• **Goal**
Set every record down verbatim and omit the pictures.

#### Data extract

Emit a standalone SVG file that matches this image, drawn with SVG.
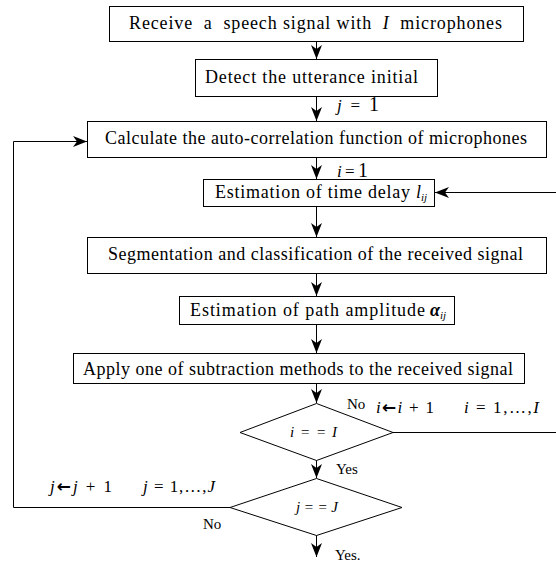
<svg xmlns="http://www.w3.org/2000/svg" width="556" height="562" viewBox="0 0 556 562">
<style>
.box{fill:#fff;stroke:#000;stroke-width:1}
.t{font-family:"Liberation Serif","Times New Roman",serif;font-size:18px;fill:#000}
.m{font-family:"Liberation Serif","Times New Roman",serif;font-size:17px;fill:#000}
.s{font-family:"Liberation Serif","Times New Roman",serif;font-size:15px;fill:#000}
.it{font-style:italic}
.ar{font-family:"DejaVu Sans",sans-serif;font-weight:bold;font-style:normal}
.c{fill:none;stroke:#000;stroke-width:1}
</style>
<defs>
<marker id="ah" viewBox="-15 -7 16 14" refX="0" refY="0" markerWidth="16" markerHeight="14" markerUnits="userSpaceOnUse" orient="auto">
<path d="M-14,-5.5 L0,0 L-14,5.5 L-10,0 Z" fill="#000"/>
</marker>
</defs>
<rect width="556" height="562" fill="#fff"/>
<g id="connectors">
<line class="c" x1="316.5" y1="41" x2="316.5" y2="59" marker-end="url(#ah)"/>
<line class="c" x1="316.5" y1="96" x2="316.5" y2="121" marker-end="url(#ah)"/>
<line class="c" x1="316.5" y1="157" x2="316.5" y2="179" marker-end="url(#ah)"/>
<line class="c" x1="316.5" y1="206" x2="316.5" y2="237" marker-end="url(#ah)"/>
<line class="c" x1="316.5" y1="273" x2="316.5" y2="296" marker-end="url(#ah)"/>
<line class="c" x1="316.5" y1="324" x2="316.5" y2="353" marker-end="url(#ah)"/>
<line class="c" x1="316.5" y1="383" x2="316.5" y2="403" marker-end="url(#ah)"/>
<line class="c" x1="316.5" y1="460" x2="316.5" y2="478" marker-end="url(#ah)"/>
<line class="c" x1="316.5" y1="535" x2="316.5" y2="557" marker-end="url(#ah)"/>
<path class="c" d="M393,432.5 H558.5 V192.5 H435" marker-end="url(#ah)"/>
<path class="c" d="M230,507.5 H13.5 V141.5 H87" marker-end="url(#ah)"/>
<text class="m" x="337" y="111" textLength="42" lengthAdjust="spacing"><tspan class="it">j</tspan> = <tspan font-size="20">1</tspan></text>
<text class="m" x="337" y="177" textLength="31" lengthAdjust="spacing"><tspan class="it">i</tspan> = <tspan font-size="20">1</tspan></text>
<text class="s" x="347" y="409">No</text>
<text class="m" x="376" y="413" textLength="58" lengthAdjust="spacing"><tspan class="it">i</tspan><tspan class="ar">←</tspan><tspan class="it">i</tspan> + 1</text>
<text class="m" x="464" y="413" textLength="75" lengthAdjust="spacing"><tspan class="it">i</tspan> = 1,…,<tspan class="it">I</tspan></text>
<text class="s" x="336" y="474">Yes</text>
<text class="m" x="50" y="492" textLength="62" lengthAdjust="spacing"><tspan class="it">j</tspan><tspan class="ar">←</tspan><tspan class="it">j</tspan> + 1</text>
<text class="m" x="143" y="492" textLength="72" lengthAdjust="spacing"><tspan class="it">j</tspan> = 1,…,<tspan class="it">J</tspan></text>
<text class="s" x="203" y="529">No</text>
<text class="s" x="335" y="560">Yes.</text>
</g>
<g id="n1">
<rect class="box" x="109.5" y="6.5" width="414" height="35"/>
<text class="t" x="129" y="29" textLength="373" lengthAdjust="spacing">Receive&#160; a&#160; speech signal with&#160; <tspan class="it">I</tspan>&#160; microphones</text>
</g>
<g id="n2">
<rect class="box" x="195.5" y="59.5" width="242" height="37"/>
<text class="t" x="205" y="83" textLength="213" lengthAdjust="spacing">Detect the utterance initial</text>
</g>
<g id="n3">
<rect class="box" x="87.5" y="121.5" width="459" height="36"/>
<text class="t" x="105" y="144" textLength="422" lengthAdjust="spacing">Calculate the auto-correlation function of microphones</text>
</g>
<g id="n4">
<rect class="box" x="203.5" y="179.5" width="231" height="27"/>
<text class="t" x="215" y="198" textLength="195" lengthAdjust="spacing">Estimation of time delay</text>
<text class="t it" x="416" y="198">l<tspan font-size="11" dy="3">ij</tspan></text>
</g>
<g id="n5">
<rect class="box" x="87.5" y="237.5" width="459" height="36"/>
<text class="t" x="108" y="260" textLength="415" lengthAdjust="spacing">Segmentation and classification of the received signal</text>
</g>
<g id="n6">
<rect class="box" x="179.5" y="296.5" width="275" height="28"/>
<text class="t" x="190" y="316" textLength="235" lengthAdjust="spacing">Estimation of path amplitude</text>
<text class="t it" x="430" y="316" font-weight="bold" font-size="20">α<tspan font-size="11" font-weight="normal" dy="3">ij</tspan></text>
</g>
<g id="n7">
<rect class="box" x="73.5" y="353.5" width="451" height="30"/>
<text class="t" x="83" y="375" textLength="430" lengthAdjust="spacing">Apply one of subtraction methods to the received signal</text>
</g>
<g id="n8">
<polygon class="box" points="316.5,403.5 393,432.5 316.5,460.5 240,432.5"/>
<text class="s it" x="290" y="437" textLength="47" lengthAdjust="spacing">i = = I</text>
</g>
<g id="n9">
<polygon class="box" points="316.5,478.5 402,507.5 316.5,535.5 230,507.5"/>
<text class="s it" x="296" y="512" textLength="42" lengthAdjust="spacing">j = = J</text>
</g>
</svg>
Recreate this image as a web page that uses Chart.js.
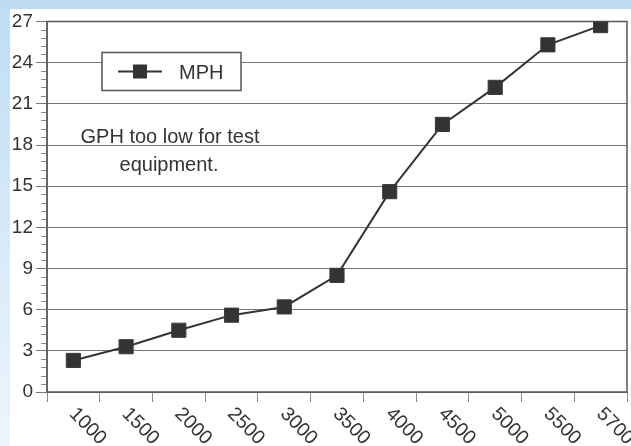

########

• **Final answer**
Emit a standalone SVG file that matches this image, drawn with SVG.
<svg xmlns="http://www.w3.org/2000/svg" width="556" height="562" viewBox="0 0 556 562">
<style>
.box{fill:#fff;stroke:#000;stroke-width:1}
.t{font-family:"Liberation Serif","Times New Roman",serif;font-size:18px;fill:#000}
.m{font-family:"Liberation Serif","Times New Roman",serif;font-size:17px;fill:#000}
.s{font-family:"Liberation Serif","Times New Roman",serif;font-size:15px;fill:#000}
.it{font-style:italic}
.ar{font-family:"DejaVu Sans",sans-serif;font-weight:bold;font-style:normal}
.c{fill:none;stroke:#000;stroke-width:1}
</style>
<defs>
<marker id="ah" viewBox="-15 -7 16 14" refX="0" refY="0" markerWidth="16" markerHeight="14" markerUnits="userSpaceOnUse" orient="auto">
<path d="M-14,-5.5 L0,0 L-14,5.5 L-10,0 Z" fill="#000"/>
</marker>
</defs>
<rect width="556" height="562" fill="#fff"/>
<g id="connectors">
<line class="c" x1="316.5" y1="41" x2="316.5" y2="59" marker-end="url(#ah)"/>
<line class="c" x1="316.5" y1="96" x2="316.5" y2="121" marker-end="url(#ah)"/>
<line class="c" x1="316.5" y1="157" x2="316.5" y2="179" marker-end="url(#ah)"/>
<line class="c" x1="316.5" y1="206" x2="316.5" y2="237" marker-end="url(#ah)"/>
<line class="c" x1="316.5" y1="273" x2="316.5" y2="296" marker-end="url(#ah)"/>
<line class="c" x1="316.5" y1="324" x2="316.5" y2="353" marker-end="url(#ah)"/>
<line class="c" x1="316.5" y1="383" x2="316.5" y2="403" marker-end="url(#ah)"/>
<line class="c" x1="316.5" y1="460" x2="316.5" y2="478" marker-end="url(#ah)"/>
<line class="c" x1="316.5" y1="535" x2="316.5" y2="557" marker-end="url(#ah)"/>
<path class="c" d="M393,432.5 H558.5 V192.5 H435" marker-end="url(#ah)"/>
<path class="c" d="M230,507.5 H13.5 V141.5 H87" marker-end="url(#ah)"/>
<text class="m" x="337" y="111" textLength="42" lengthAdjust="spacing"><tspan class="it">j</tspan> = <tspan font-size="20">1</tspan></text>
<text class="m" x="337" y="177" textLength="31" lengthAdjust="spacing"><tspan class="it">i</tspan> = <tspan font-size="20">1</tspan></text>
<text class="s" x="347" y="409">No</text>
<text class="m" x="376" y="413" textLength="58" lengthAdjust="spacing"><tspan class="it">i</tspan><tspan class="ar">←</tspan><tspan class="it">i</tspan> + 1</text>
<text class="m" x="464" y="413" textLength="75" lengthAdjust="spacing"><tspan class="it">i</tspan> = 1,…,<tspan class="it">I</tspan></text>
<text class="s" x="336" y="474">Yes</text>
<text class="m" x="50" y="492" textLength="62" lengthAdjust="spacing"><tspan class="it">j</tspan><tspan class="ar">←</tspan><tspan class="it">j</tspan> + 1</text>
<text class="m" x="143" y="492" textLength="72" lengthAdjust="spacing"><tspan class="it">j</tspan> = 1,…,<tspan class="it">J</tspan></text>
<text class="s" x="203" y="529">No</text>
<text class="s" x="335" y="560">Yes.</text>
</g>
<g id="n1">
<rect class="box" x="109.5" y="6.5" width="414" height="35"/>
<text class="t" x="129" y="29" textLength="373" lengthAdjust="spacing">Receive&#160; a&#160; speech signal with&#160; <tspan class="it">I</tspan>&#160; microphones</text>
</g>
<g id="n2">
<rect class="box" x="195.5" y="59.5" width="242" height="37"/>
<text class="t" x="205" y="83" textLength="213" lengthAdjust="spacing">Detect the utterance initial</text>
</g>
<g id="n3">
<rect class="box" x="87.5" y="121.5" width="459" height="36"/>
<text class="t" x="105" y="144" textLength="422" lengthAdjust="spacing">Calculate the auto-correlation function of microphones</text>
</g>
<g id="n4">
<rect class="box" x="203.5" y="179.5" width="231" height="27"/>
<text class="t" x="215" y="198" textLength="195" lengthAdjust="spacing">Estimation of time delay</text>
<text class="t it" x="416" y="198">l<tspan font-size="11" dy="3">ij</tspan></text>
</g>
<g id="n5">
<rect class="box" x="87.5" y="237.5" width="459" height="36"/>
<text class="t" x="108" y="260" textLength="415" lengthAdjust="spacing">Segmentation and classification of the received signal</text>
</g>
<g id="n6">
<rect class="box" x="179.5" y="296.5" width="275" height="28"/>
<text class="t" x="190" y="316" textLength="235" lengthAdjust="spacing">Estimation of path amplitude</text>
<text class="t it" x="430" y="316" font-weight="bold" font-size="20">α<tspan font-size="11" font-weight="normal" dy="3">ij</tspan></text>
</g>
<g id="n7">
<rect class="box" x="73.5" y="353.5" width="451" height="30"/>
<text class="t" x="83" y="375" textLength="430" lengthAdjust="spacing">Apply one of subtraction methods to the received signal</text>
</g>
<g id="n8">
<polygon class="box" points="316.5,403.5 393,432.5 316.5,460.5 240,432.5"/>
<text class="s it" x="290" y="437" textLength="47" lengthAdjust="spacing">i = = I</text>
</g>
<g id="n9">
<polygon class="box" points="316.5,478.5 402,507.5 316.5,535.5 230,507.5"/>
<text class="s it" x="296" y="512" textLength="42" lengthAdjust="spacing">j = = J</text>
</g>
</svg>
Recreate this image as a web page that uses Chart.js.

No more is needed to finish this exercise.